Le racisme anti-algérien

Or le trouble et la haine qui renforcent les exploiteurs ne jouent pas contre un seul élément de la population.

Si, aujourd’hui, parce que le peuple algérien n’était pas uni dans un même front anti-colonialiste, le Statut n’a pas été l’instrument de liberté et de démocratie qu’il aurait pu être, si l’Assemblée algérienne sera composée en majorité de réactionnaires, qui en souffre ? Mais tous les Algériens.

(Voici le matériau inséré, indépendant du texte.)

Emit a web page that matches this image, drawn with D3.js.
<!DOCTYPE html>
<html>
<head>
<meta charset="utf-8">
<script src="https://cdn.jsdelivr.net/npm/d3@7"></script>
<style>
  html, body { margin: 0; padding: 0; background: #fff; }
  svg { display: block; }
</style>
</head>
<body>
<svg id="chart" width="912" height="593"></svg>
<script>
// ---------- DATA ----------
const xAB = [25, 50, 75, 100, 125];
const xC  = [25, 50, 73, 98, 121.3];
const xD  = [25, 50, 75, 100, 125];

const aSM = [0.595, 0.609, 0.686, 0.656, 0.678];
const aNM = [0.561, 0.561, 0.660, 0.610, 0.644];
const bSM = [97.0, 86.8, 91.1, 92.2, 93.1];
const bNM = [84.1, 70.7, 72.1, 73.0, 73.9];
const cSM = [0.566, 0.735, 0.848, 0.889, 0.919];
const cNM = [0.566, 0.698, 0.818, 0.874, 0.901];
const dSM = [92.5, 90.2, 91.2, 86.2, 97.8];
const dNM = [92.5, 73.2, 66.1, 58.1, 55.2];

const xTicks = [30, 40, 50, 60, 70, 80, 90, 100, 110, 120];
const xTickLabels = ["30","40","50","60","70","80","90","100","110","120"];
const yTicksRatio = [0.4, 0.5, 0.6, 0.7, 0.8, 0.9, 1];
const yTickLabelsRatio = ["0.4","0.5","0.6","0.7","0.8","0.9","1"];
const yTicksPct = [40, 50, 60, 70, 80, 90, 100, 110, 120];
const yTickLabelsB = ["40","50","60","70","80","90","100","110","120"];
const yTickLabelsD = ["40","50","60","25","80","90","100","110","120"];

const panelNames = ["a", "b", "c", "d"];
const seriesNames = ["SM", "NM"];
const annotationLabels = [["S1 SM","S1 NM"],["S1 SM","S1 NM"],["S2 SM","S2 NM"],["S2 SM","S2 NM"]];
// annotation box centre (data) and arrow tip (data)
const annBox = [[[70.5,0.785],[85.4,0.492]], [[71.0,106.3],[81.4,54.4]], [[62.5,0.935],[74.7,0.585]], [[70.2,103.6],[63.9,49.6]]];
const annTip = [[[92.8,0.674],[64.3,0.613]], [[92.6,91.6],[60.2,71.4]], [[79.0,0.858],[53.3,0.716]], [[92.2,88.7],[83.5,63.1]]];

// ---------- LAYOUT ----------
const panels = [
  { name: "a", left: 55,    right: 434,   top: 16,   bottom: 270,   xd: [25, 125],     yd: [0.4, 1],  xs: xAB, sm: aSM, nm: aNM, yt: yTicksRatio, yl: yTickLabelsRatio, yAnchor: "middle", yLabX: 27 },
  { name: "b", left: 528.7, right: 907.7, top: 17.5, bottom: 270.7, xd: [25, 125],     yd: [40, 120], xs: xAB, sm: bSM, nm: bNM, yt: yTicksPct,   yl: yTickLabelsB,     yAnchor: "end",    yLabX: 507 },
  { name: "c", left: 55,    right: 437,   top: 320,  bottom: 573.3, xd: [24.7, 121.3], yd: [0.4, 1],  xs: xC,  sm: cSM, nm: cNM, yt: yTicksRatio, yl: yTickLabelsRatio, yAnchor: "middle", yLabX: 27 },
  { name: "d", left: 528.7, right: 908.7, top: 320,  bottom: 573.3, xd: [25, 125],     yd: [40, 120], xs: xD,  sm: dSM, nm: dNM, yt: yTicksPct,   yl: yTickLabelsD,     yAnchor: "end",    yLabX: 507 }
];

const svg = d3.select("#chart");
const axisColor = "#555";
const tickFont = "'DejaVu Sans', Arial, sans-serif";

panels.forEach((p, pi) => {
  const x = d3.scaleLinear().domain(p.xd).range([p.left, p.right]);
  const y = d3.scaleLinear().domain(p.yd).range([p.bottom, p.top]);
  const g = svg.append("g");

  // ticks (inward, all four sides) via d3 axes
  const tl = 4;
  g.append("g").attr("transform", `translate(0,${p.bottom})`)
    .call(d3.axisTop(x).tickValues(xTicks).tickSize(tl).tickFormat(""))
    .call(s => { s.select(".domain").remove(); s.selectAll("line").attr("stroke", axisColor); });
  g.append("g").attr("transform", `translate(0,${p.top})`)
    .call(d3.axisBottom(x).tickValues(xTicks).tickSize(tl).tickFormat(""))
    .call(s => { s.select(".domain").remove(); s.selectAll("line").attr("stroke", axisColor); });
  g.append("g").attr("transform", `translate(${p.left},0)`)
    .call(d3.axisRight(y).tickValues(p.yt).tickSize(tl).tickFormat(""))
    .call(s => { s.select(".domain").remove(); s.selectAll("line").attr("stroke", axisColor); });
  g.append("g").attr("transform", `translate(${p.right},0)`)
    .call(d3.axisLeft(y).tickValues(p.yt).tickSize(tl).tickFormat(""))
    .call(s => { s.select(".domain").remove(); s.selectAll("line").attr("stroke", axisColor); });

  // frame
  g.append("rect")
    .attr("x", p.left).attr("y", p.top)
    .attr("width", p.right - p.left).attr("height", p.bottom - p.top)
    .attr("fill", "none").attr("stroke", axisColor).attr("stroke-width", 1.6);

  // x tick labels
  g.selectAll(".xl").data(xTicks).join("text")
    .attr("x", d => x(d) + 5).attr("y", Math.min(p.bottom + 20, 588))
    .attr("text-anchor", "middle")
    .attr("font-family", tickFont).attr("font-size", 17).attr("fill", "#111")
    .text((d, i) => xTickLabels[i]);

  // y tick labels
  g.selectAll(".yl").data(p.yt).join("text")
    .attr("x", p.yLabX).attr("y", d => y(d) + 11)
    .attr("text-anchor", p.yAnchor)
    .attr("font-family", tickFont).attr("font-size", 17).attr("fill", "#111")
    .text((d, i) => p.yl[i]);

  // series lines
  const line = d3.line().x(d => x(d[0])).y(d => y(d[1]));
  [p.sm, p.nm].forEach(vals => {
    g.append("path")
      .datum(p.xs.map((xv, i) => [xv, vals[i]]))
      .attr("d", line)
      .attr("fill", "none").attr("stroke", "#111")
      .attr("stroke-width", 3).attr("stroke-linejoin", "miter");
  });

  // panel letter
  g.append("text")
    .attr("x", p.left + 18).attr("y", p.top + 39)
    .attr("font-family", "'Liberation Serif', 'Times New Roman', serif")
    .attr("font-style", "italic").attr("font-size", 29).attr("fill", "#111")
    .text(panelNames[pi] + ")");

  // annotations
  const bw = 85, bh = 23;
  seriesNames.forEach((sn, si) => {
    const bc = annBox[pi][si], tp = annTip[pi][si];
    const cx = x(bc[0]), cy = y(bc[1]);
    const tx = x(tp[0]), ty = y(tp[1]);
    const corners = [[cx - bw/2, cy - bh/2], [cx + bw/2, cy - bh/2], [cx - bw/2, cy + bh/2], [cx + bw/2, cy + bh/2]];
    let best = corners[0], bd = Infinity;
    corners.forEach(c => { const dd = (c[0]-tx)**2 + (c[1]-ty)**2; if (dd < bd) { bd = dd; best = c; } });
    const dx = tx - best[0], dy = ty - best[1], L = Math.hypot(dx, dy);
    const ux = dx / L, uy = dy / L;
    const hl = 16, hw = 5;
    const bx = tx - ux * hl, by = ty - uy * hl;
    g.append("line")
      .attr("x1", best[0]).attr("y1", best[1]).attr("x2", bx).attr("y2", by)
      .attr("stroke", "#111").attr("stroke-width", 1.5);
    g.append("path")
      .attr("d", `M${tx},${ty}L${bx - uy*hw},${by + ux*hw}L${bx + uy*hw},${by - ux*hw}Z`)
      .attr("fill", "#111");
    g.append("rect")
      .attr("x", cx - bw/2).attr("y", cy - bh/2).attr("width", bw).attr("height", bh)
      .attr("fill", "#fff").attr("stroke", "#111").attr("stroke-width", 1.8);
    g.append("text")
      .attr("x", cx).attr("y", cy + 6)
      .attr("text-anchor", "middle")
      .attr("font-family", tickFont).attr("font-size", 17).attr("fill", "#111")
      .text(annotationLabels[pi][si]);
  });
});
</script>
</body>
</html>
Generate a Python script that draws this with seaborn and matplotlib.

Le régime infâme des Communes mixtes n’est pas supprimé. Pas plus que celui des Territoires du Sud. Le pays est toujours soumis aux volontés, à l’arbitraire d’une administration essentiellement irresponsable. Les lois scélérates ont été appliquées en Algérie sans que nul Algérien ait été appelé à donner son avis. Et le projet de Sécurité Sociale, le Statut des fonctionnaires qu’une Assemblée Algérienne démocratique se serait sans aucun doute empressée d’adopter, courent aujourd’hui de gros risques.

La caverne d’Ali-Baba demeure intangible, toute puissante.

Une assemblée où tendent à se heurter deux blocs qui peuvent susciter dans les population aussi le heurt de deux blocs, voici les résultats du vent de panique que l’on fit souffler ces derniers temps.

Et derrière la Caverne, et derrière l’Assemblée se profile le spectre menaçant : profitant de ces divisions, l’impérialisme insatiable des Américains. N’est-ce pas déjà sa volonté que l’on devine dans cette mesure inouïe, digne seulement du pays des « Jim Crow » : les wagons spéciaux pour Musulmans.

A cela, une seule réponse : si nos exploiteurs veulent nous diviser, soyons unis. La panique et la haine raciales renforcent leur domination, consomment notre ruine. L’expérience de ces derniers temps est précieuse. Pendant le magnifique mouvement revendicatif de décembre, les travailleurs se-sont dressés sans distinctions de race ni de religion. La lutte fut commune. Ce qui fut arraché le fut pour tous.

Or, devant les entreprises des fauteurs de guerre qui voudraient transformer notre pays en base militaire, nos enfants en chair à canon, la lutte doit être encore plus acharnée. Nous avons un dur combat à mener. Seuls notre union est le gage de notre victoire.